→ **What you will do**
Extract the whole listing as it stands. Do not include the pictures.
┌──
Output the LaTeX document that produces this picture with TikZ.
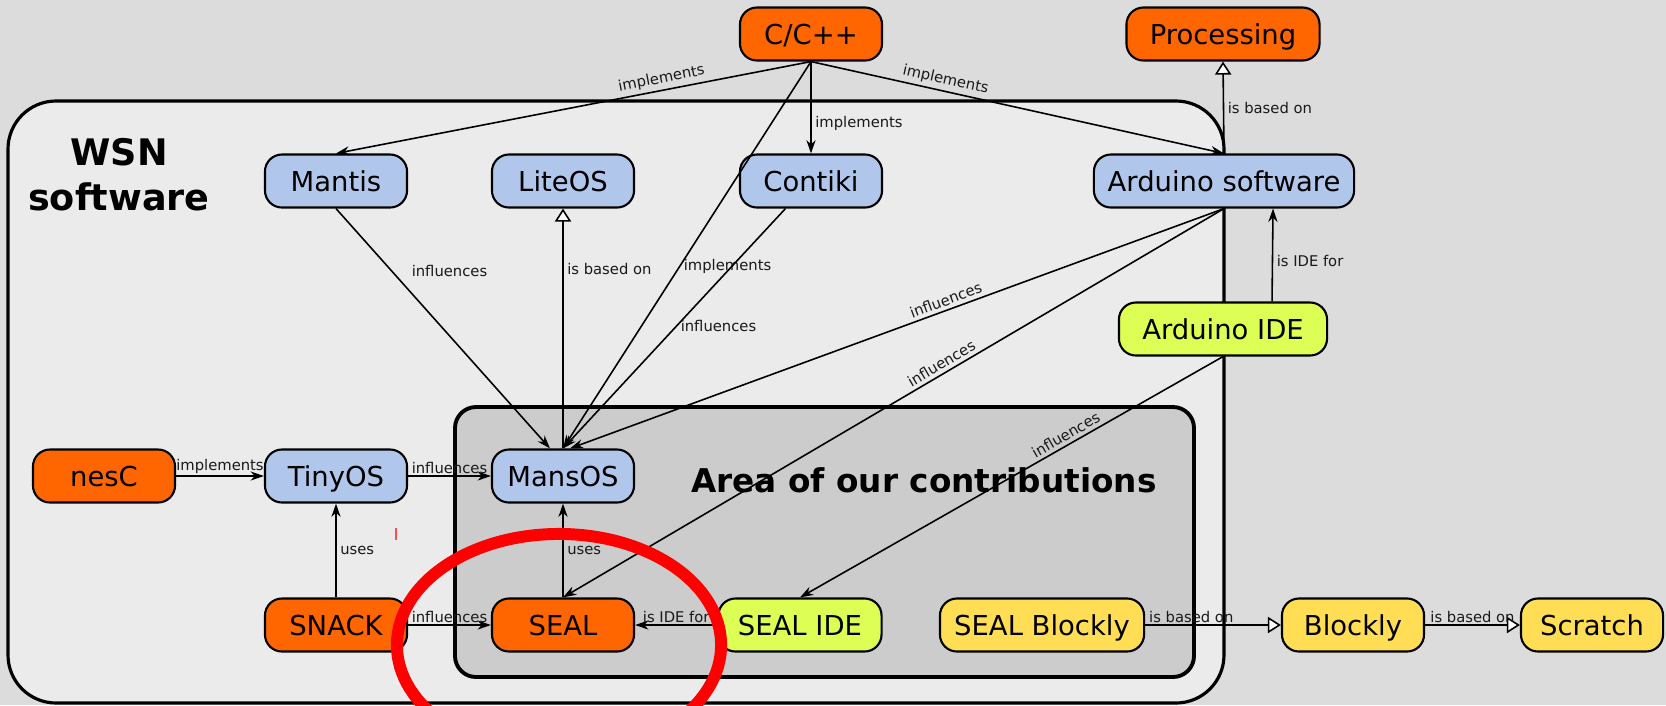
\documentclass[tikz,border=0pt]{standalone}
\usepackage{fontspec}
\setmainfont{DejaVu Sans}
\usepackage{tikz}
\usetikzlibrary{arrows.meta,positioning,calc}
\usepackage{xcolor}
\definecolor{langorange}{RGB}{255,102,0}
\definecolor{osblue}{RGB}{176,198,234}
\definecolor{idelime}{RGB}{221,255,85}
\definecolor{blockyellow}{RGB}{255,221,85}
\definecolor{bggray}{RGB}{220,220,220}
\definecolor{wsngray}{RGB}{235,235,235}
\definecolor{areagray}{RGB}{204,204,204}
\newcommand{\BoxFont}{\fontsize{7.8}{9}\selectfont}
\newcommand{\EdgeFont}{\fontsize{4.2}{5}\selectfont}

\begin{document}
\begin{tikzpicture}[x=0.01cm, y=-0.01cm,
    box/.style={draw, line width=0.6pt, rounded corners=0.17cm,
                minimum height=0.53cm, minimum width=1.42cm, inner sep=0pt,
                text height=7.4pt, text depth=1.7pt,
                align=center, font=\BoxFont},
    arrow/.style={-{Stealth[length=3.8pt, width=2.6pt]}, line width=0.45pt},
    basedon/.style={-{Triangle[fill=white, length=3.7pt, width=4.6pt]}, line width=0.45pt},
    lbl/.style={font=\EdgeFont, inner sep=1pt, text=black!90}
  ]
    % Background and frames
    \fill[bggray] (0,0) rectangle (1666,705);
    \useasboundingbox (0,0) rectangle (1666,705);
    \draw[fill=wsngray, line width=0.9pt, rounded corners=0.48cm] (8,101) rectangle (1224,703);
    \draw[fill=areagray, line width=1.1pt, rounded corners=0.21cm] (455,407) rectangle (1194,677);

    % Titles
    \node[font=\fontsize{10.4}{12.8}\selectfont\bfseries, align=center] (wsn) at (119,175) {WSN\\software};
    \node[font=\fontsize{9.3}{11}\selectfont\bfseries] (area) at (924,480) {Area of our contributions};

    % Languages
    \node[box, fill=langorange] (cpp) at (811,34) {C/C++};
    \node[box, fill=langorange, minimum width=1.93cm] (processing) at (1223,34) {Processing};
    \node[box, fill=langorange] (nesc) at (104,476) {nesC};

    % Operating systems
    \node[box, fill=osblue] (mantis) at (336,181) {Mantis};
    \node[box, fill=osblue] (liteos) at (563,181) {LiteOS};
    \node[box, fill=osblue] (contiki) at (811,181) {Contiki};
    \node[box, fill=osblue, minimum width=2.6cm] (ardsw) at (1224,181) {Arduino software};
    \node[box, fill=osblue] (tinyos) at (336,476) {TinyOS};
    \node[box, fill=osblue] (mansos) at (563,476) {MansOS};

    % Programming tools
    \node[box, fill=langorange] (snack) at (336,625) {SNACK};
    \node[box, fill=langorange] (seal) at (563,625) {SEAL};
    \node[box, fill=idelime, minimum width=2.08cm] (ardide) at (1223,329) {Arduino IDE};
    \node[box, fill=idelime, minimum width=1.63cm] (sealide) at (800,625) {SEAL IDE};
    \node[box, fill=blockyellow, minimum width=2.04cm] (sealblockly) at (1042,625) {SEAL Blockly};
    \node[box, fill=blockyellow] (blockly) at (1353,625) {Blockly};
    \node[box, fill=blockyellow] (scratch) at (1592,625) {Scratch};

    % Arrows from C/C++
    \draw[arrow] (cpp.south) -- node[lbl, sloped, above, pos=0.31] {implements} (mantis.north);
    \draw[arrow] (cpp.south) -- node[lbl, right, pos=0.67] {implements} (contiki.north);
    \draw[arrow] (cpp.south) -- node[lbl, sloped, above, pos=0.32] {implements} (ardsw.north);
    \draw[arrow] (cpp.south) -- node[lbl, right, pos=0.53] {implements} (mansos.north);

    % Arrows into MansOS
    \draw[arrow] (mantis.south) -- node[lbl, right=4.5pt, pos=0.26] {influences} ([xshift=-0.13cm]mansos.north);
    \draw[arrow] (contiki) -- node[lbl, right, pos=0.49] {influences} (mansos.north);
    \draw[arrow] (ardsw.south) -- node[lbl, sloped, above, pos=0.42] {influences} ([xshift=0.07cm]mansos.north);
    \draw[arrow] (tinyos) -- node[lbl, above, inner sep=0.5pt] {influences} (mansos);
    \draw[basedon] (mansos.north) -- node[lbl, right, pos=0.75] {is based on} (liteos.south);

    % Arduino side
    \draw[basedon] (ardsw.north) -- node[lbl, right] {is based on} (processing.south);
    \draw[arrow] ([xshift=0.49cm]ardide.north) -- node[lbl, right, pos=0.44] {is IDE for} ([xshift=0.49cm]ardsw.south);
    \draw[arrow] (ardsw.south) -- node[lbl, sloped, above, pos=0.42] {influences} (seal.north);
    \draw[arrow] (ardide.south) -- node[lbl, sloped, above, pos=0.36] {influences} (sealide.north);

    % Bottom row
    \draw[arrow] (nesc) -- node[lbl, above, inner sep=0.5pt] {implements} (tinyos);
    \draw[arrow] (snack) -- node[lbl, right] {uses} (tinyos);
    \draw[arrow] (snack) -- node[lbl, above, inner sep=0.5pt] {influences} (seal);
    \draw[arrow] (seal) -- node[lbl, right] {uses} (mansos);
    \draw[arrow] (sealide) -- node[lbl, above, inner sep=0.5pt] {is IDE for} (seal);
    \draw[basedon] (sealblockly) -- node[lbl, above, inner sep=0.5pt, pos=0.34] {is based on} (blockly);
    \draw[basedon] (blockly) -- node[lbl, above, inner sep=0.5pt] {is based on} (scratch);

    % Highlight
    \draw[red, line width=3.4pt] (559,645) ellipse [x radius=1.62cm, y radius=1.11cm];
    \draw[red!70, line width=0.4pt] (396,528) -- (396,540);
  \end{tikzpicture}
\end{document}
└──
→ **Exercise answer**
Output the LaTeX document that produces this picture with TikZ.
\documentclass[tikz,border=0pt]{standalone}
\usepackage{fontspec}
\setmainfont{DejaVu Sans}
\usepackage{tikz}
\usetikzlibrary{arrows.meta,positioning,calc}
\usepackage{xcolor}
\definecolor{langorange}{RGB}{255,102,0}
\definecolor{osblue}{RGB}{176,198,234}
\definecolor{idelime}{RGB}{221,255,85}
\definecolor{blockyellow}{RGB}{255,221,85}
\definecolor{bggray}{RGB}{220,220,220}
\definecolor{wsngray}{RGB}{235,235,235}
\definecolor{areagray}{RGB}{204,204,204}
\newcommand{\BoxFont}{\fontsize{7.8}{9}\selectfont}
\newcommand{\EdgeFont}{\fontsize{4.2}{5}\selectfont}

\begin{document}
\begin{tikzpicture}[x=0.01cm, y=-0.01cm,
    box/.style={draw, line width=0.6pt, rounded corners=0.17cm,
                minimum height=0.53cm, minimum width=1.42cm, inner sep=0pt,
                text height=7.4pt, text depth=1.7pt,
                align=center, font=\BoxFont},
    arrow/.style={-{Stealth[length=3.8pt, width=2.6pt]}, line width=0.45pt},
    basedon/.style={-{Triangle[fill=white, length=3.7pt, width=4.6pt]}, line width=0.45pt},
    lbl/.style={font=\EdgeFont, inner sep=1pt, text=black!90}
  ]
    % Background and frames
    \fill[bggray] (0,0) rectangle (1666,705);
    \useasboundingbox (0,0) rectangle (1666,705);
    \draw[fill=wsngray, line width=0.9pt, rounded corners=0.48cm] (8,101) rectangle (1224,703);
    \draw[fill=areagray, line width=1.1pt, rounded corners=0.21cm] (455,407) rectangle (1194,677);

    % Titles
    \node[font=\fontsize{10.4}{12.8}\selectfont\bfseries, align=center] (wsn) at (119,175) {WSN\\software};
    \node[font=\fontsize{9.3}{11}\selectfont\bfseries] (area) at (924,480) {Area of our contributions};

    % Languages
    \node[box, fill=langorange] (cpp) at (811,34) {C/C++};
    \node[box, fill=langorange, minimum width=1.93cm] (processing) at (1223,34) {Processing};
    \node[box, fill=langorange] (nesc) at (104,476) {nesC};

    % Operating systems
    \node[box, fill=osblue] (mantis) at (336,181) {Mantis};
    \node[box, fill=osblue] (liteos) at (563,181) {LiteOS};
    \node[box, fill=osblue] (contiki) at (811,181) {Contiki};
    \node[box, fill=osblue, minimum width=2.6cm] (ardsw) at (1224,181) {Arduino software};
    \node[box, fill=osblue] (tinyos) at (336,476) {TinyOS};
    \node[box, fill=osblue] (mansos) at (563,476) {MansOS};

    % Programming tools
    \node[box, fill=langorange] (snack) at (336,625) {SNACK};
    \node[box, fill=langorange] (seal) at (563,625) {SEAL};
    \node[box, fill=idelime, minimum width=2.08cm] (ardide) at (1223,329) {Arduino IDE};
    \node[box, fill=idelime, minimum width=1.63cm] (sealide) at (800,625) {SEAL IDE};
    \node[box, fill=blockyellow, minimum width=2.04cm] (sealblockly) at (1042,625) {SEAL Blockly};
    \node[box, fill=blockyellow] (blockly) at (1353,625) {Blockly};
    \node[box, fill=blockyellow] (scratch) at (1592,625) {Scratch};

    % Arrows from C/C++
    \draw[arrow] (cpp.south) -- node[lbl, sloped, above, pos=0.31] {implements} (mantis.north);
    \draw[arrow] (cpp.south) -- node[lbl, right, pos=0.67] {implements} (contiki.north);
    \draw[arrow] (cpp.south) -- node[lbl, sloped, above, pos=0.32] {implements} (ardsw.north);
    \draw[arrow] (cpp.south) -- node[lbl, right, pos=0.53] {implements} (mansos.north);

    % Arrows into MansOS
    \draw[arrow] (mantis.south) -- node[lbl, right=4.5pt, pos=0.26] {influences} ([xshift=-0.13cm]mansos.north);
    \draw[arrow] (contiki) -- node[lbl, right, pos=0.49] {influences} (mansos.north);
    \draw[arrow] (ardsw.south) -- node[lbl, sloped, above, pos=0.42] {influences} ([xshift=0.07cm]mansos.north);
    \draw[arrow] (tinyos) -- node[lbl, above, inner sep=0.5pt] {influences} (mansos);
    \draw[basedon] (mansos.north) -- node[lbl, right, pos=0.75] {is based on} (liteos.south);

    % Arduino side
    \draw[basedon] (ardsw.north) -- node[lbl, right] {is based on} (processing.south);
    \draw[arrow] ([xshift=0.49cm]ardide.north) -- node[lbl, right, pos=0.44] {is IDE for} ([xshift=0.49cm]ardsw.south);
    \draw[arrow] (ardsw.south) -- node[lbl, sloped, above, pos=0.42] {influences} (seal.north);
    \draw[arrow] (ardide.south) -- node[lbl, sloped, above, pos=0.36] {influences} (sealide.north);

    % Bottom row
    \draw[arrow] (nesc) -- node[lbl, above, inner sep=0.5pt] {implements} (tinyos);
    \draw[arrow] (snack) -- node[lbl, right] {uses} (tinyos);
    \draw[arrow] (snack) -- node[lbl, above, inner sep=0.5pt] {influences} (seal);
    \draw[arrow] (seal) -- node[lbl, right] {uses} (mansos);
    \draw[arrow] (sealide) -- node[lbl, above, inner sep=0.5pt] {is IDE for} (seal);
    \draw[basedon] (sealblockly) -- node[lbl, above, inner sep=0.5pt, pos=0.34] {is based on} (blockly);
    \draw[basedon] (blockly) -- node[lbl, above, inner sep=0.5pt] {is based on} (scratch);

    % Highlight
    \draw[red, line width=3.4pt] (559,645) ellipse [x radius=1.62cm, y radius=1.11cm];
    \draw[red!70, line width=0.4pt] (396,528) -- (396,540);
  \end{tikzpicture}
\end{document}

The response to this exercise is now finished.